When Wendy Davis lost to Greg Abbott last Tuesday, it was not surprising. But what would have been surprising looking at her campaign from the perspective of her initial rise to fame was the scale of the loss. But by election day I had seen the train wreck develop here in Texas based on how bad the Davis campaign was. Today, Ross Douthat in the NY Times reflected from the outside and made a devastating comparison
The Christine O’Donnell thing really did happen more or less by accident, because she happened to be in the right place at the right time to catch an anti-establishment wave and win a primary in which she was supposed to be a protest candidate. Whereas the Davis experiment was intentionally designed: She was treated to fawning press coverage, lavished with funding, had the primary field mostly cleared for her, and was touted repeatedly as part of an actual party strategy for competing in a conservative-leaning state. Of course she had a much more impressive resume than O’Donnell, with less witchcraft and real political experience, and in that sense she made a more credible candidate overall. (Though, ahem, O’Donnell actually outperformed Davis at the polls in the end …)
Remarkably, the morning after, longtime Texas Monthly political writer Paul Burka wrote
Davis didn’t run a bad race. She raised a lot of money and she chipped away at Abbott’s weaknesses with some effectiveness.
Davis probably never had a modicum of a chance to win the Texas governor’s race. The 2014 election turned out to be another wave election that cost Democrats the U.S. Senate, governor’s races in heavily Democratic states and competitive legislative races across the land, including here.
But for more than a year, Democrats were crowing that with a well-funded turnout operation, Davis was the kind of candidate who could at least move the needle for the bedraggled party, which hadn’t won a statewide election since 1994. In one sense they were correct: She moved the needle, all right — backward.
Root talks about how Davis failed to utilize her inspiring personal story
When the curtain came down on Team Davis, the campaign had not aired a single English-language TV ad focusing on the Fort Worth senator’s up-from-the-trailer-park narrative once seen as her campaign’s thematic foundation. In the final days, Davis couldn’t afford to effectively air such an ad, despite her campaign’s own claims of raising almost $40 million, a top official acknowledged.
We probably don’t watch as much TV in the prime advertising slots as most prospective voters, and I time shift past commercials when I can. I did see some of the gubernatorial ads when I couldn’t avoid them during live events like sports, and I saw some of the online coverage in blogs and social media. I didn’t watch any of the debates, but I glanced at some of the news stories about them. My perspective on the race is thus pretty limited, but I suspect that it’s not that different from what an average Texas likely voter actually saw.

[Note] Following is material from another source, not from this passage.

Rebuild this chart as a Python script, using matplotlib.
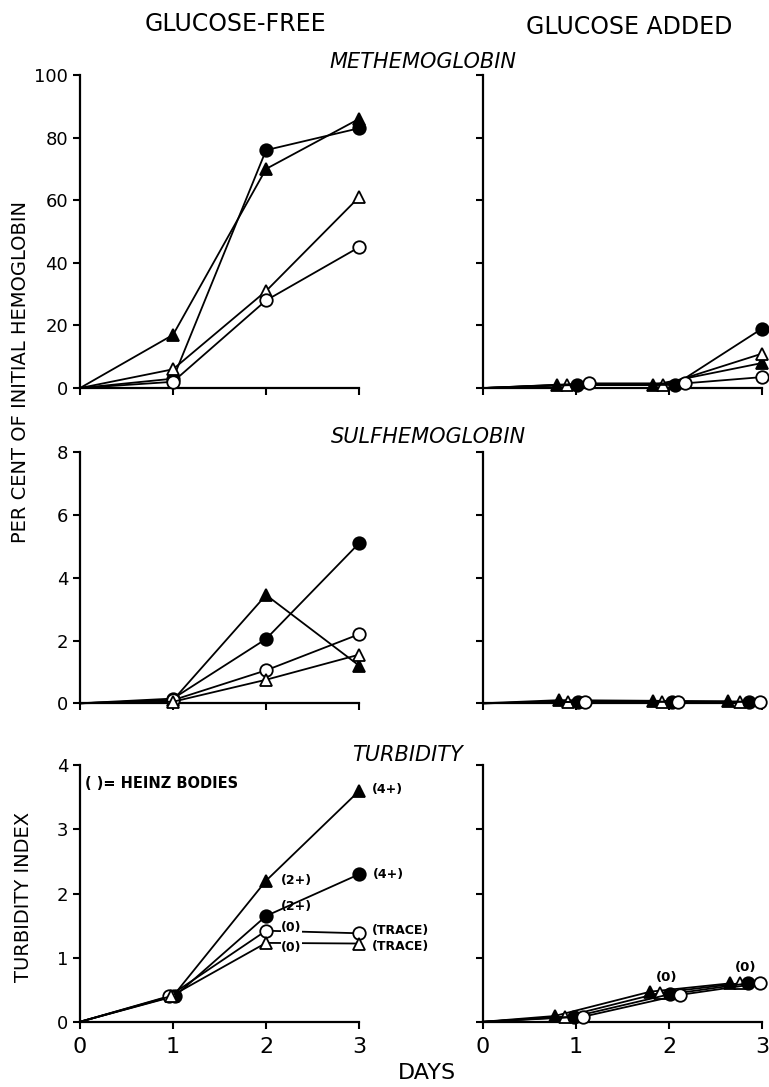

So, within that window, Wendy Davis started as someone who was pro-choice and against regulation of abortions at 20 weeks or later. She then told me that she was:
- Ambivalent about that whole 20 weeks thing.
- For holding companies responsible for hiring rapists, whether or not they actually hired the rapists themselves.
- Against being seen with rock stars who admit to having sex with underage groupies.
- For the right of Texans to sell dildos.
- Against tort reform.
Really? I mean, Ted Nugent is a loon, but his groupie history and Abbott’s defense of sex toy laws as AG never seemed like things that are priorities for Texas. And while Root says Davis didn’t have the resources to run positive ads, the Kirby Vacuum salesman ad was one that I saw a lot more than anything else from Davis.
Setting aside problems with the up from the trailer park narrative, and the general problem of trying to base your narrative on overcoming adversity when running against the guy in a wheelchair, Davis never established a positive agenda that I could detect. There were lots of things that Davis could have used on the negative side against Abbott, but it seems to me that a smarter campaign would have realized that for average voters, Greg Abbott is still a nonentity. The place to attack Abbott was not for anything specific about Abbott himself: it was as a continuation of the bad parts of one-party rule and the continuation of Rick Perry’s time as Gov. I would have gone after:
- dysfunction in the lege that meant that initiatives tapping the Rainy Day Fund were needed to deal with funding for basic things like roads and water over the past few elections
- cronyism and its effects on things like CPRIT and the Texas Enterprise Fund.
- the ways in which Perry’s appointments and The TPPF agenda have been hurting higher ed in Texas. Ted Nugent is a loon, but perhaps it would have been better to point out the looniness of Wallace Hall. Despite the dislike for us pointy-headed pinko academics, I think that between sports and economics, even some conservative Texans are uncomfortable with where Perry’s Regents have been taking the UT and TAMU systems. The defenestration of Bill Powers was recent news.
Davis was perhaps never the best candidate to make these points. But she was the anointed candidate and while I agree that she was doomed from day 1, moving the needle forward required showing that there was more to her than pink sneakers and abortion celebrity. Instead, she showed us that there was less.